The goal of precision medicine is to be able to specifically target the disease state in individual patients with minimal toxic side effects. A detailed understanding of the molecular basis of a disease is an important aspect of achieving this goal. Part of this is understanding the context-dependent activity of specific targets, the most important comparison being normal cells vs the disease state. It is challenging to answer these questions precisely in humans; thus, animal models provide a robust system for answering clearly defined questions about context specific function.

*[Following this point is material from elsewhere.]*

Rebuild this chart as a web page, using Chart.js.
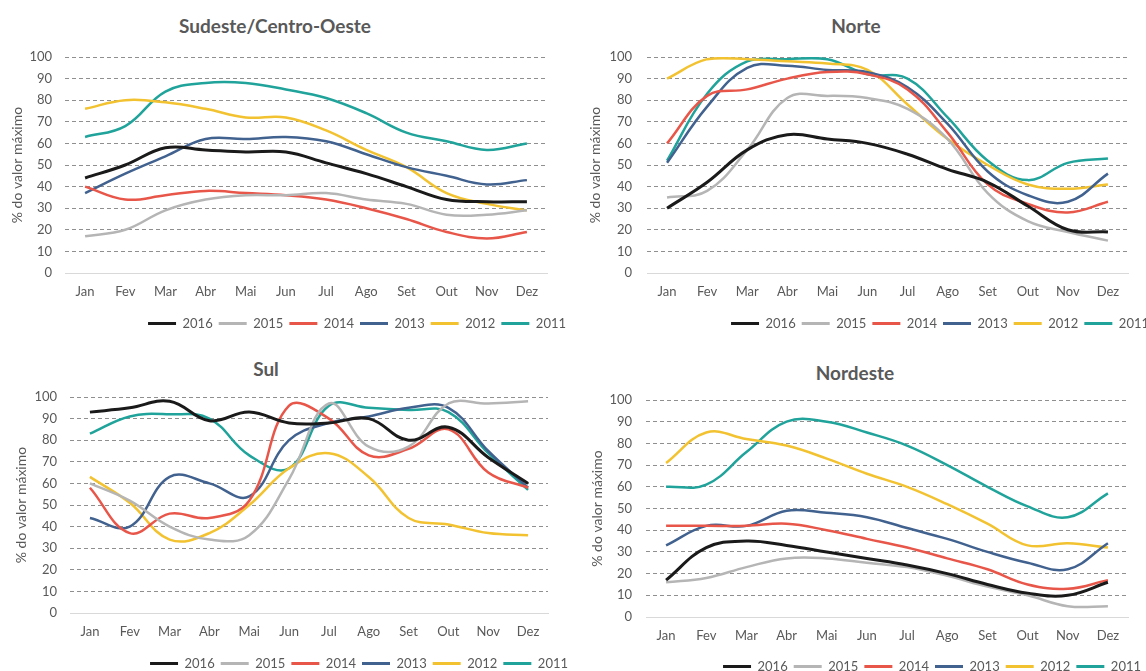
<!DOCTYPE html>
<html><head><meta charset="utf-8">
<script src="https://cdn.jsdelivr.net/npm/chart.js@4.4.1/dist/chart.umd.min.js"></script>
<style>
html,body{margin:0;padding:0;background:#fff;width:1146px;height:671px;overflow:hidden;position:relative}
canvas{position:absolute}
.t{position:absolute;transform:translate(-50%,-50%);font:bold 19px Lato, sans-serif;color:#595959;white-space:nowrap}
</style></head><body>
<div class="t" style="left:275px;top:25px">Sudeste/Centro-Oeste</div>
<div class="t" style="left:856px;top:25px">Norte</div>
<div class="t" style="left:266px;top:368px">Sul</div>
<div class="t" style="left:855px;top:372px">Nordeste</div>
<canvas id="c1"></canvas>
<canvas id="c2"></canvas>
<canvas id="c3"></canvas>
<canvas id="c4"></canvas>
<script>
const months = ['Jan','Fev','Mar','Abr','Mai','Jun','Jul','Ago','Set','Out','Nov','Dez'];
const years = ['2016','2015','2014','2013','2012','2011'];
const yTicks = [0,10,20,30,40,50,60,70,80,90,100];

// rows: 2016, 2015, 2014, 2013, 2012, 2011
const sudeste = [
  [44,50,58,57,56,56,51,46,40,34,33,33],
  [17,20,29,34,36,36,37,34,32,27,27,29],
  [40,34,36,38,37,36,34,30,25,19,16,19],
  [37,46,54,62,62,63,61,55,49,45,41,43],
  [76,80,79,76,72,72,66,57,49,37,32,29],
  [63,68,84,88,88,85,81,74,65,61,57,60]
];
const norte = [
  [30,42,57,64,62,60,55,48,42,31,20,19],
  [35,38,57,81,82,81,76,62,37,24,19,15],
  [60,82,85,90,93,92,85,65,41,32,28,33],
  [51,77,95,96,94,93,86,69,47,36,33,46],
  [90,99,99,98,97,94,78,62,50,41,39,41],
  [52,83,98,99,99,92,90,72,52,43,51,53]
];
const sul = [
  [93,95,98,89,93,88,88,90,80,86,72,60],
  [60,52,40,34,36,62,97,77,77,97,97,98],
  [58,37,46,44,52,96,90,73,76,85,65,58],
  [44,40,63,60,54,80,88,91,95,95,75,58],
  [63,51,34,37,50,67,74,63,44,41,37,36],
  [83,91,92,90,73,67,96,95,94,93,74,57]
];
const nordeste = [
  [17,32,35,33,30,27,24,20,15,11,10,16],
  [16,18,23,27,27,25,23,19,14,10,5,5],
  [42,42,42,43,40,36,32,27,22,15,13,17],
  [33,42,42,49,48,46,41,36,30,25,22,34],
  [71,85,82,79,73,66,60,52,43,33,34,32],
  [60,61,76,90,90,85,79,70,60,51,46,57]
];

const colors = ['#1a1a1a','#b5b5b5','#e8564a','#41618f','#f2c230','#1fa39a'];
const widths = [3,2.5,2.5,2.5,2.5,2.5];
Chart.defaults.font.family = 'Lato';
const txt = '#595959';

function makeChart(id, rows, o) {
  const cv = document.getElementById(id);
  cv.style.left = o.left + 'px';
  cv.style.top = o.top + 'px';
  cv.width = o.W; cv.height = o.H;
  cv.style.width = o.W + 'px'; cv.style.height = o.H + 'px';
  new Chart(cv, {
    type: 'line',
    data: {
      labels: months,
      datasets: years.map((y, i) => ({
        label: y, data: rows[i], borderColor: colors[i], backgroundColor: colors[i],
        borderWidth: widths[i], pointRadius: 0, tension: 0.4, fill: false
      }))
    },
    options: {
      responsive: false, animation: false,
      layout: {padding: {top: o.padT, left: o.padL, right: 0, bottom: 0}},
      plugins: {
        title: {display: false},
        tooltip: {enabled: false},
        legend: {
          position: 'bottom', align: 'end',
          labels: {
            boxWidth: 28, boxHeight: 3, padding: 6, color: txt, font: {size: 13},
            generateLabels: ch => Chart.defaults.plugins.legend.labels.generateLabels(ch).map(l => Object.assign(l, {lineWidth: 0}))
          }
        }
      },
      scales: {
        x: {
          offset: true,
          grid: {display: false, drawTicks: false},
          border: {display: true, color: '#d9d9d9', width: 1},
          ticks: {padding: 11, color: txt, font: {size: 13}, maxRotation: 0, autoSkip: false},
          afterFit: s => { s.height = o.xh; }
        },
        y: {
          min: 0, max: 100,
          afterBuildTicks: s => { s.ticks = yTicks.map(v => ({value: v})); },
          ticks: {padding: o.ypad, color: txt, font: {size: 13}},
          grid: {color: c => c.tick && c.tick.value === 0 ? 'rgba(0,0,0,0)' : '#8f8f8f', drawTicks: false, lineWidth: 1},
          border: {display: false, dash: [4, 3]},
          title: {display: true, text: '% do valor máximo', color: txt, font: {size: 14}, padding: {top: 4, bottom: 4}},
          afterFit: s => { s.width = o.yw; }
        },
        r: {
          position: 'right', display: true,
          grid: {display: false, drawTicks: false}, ticks: {display: false}, border: {display: false},
          afterFit: s => { s.width = o.rw; }
        }
      }
    }
  });
}

makeChart('c1', sudeste, {left: 0, top: 0, W: 572, H: 340, padT: 57, padL: 5, yw: 60, rw: 25, xh: 38, ypad: 13});
makeChart('c2', norte, {left: 573, top: 0, W: 582, H: 340, padT: 57, padL: 10, yw: 64, rw: 27, xh: 38, ypad: 15});
makeChart('c3', sul, {left: 0, top: 340, W: 574, H: 340, padT: 57, padL: 9, yw: 61, rw: 26, xh: 38, ypad: 13});
makeChart('c4', nordeste, {left: 573, top: 340, W: 574, H: 343, padT: 60, padL: 12, yw: 61, rw: 19, xh: 37, ypad: 14});
</script>
</body></html>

LEDGF (also known as PC4 and SFRS1-interacting protein 1 or PSIP1) was originally identified as the p75/p52 component of PC4, a transcriptional coactivator.²  It is also famous for being the integration target of HIV.³  Importantly, LEDGF also has a crucial role in the development of a rare but aggressive subset of leukemias caused by mutations in the mixed lineage leukemia (MLL) gene.⁴  The most common MLL mutations fuse MLL in frame with a wide range of different partner genes creating novel fusion proteins (MLL-FPs).⁵  MLL-FPs cause leukemia by binding to gene targets and causing their inappropriate upregulation. LEDGF was originally proposed to be crucial for anchoring MLL-FP proteins to their specific gene targets,⁴  but more recent work has suggested that LEDGF may instead have a different role in controlling the assembly of other transcription components at gene targets.⁶ 

Because LEDGF has a clear importance in leukemia progression, several attempts have been made to inhibit the LEDGF/MLL-FP interaction.^4,7,-9  One key piece of information that has been missing until now is whether a robust inhibitor would disrupt normal blood development. In other words, is there a therapeutic window where one could effectively target LEDGF without causing more general toxic effects in the blood system?

Using a hematopoietic-specific knockout system, El Ashkar et al completely removed LEDGF from normal blood cells in the mouse. They found that, although there were some measurable defects in hematopoiesis, overall the mice were healthy and still retained a fully functional hematopoietic system. Conversely, cells that were deleted for LEDGF were completely resistant to developing MLL-FP–driven leukemia, although other oncogenes were still able to transform these cells.¹  Together, these data suggest that it is now worth developing more robust inhibitors to LEDGF because it appears to be possible to disrupt MLL-FP leukemogenesis without affecting normal blood cell development.

Although this work focuses on a specific target protein that is only important in a rare subset of leukemias, it represents an important proof of principle. This study provides an important example of the robust information needed to justify a more comprehensive drug development program. It also highlights that there may be very few general targets that will work across multiple different cancers. If this is the case, individual patients may themselves represent their own rare kind of cancer, potentially requiring similar specific information on an increasingly wide range of different candidate therapeutic targets.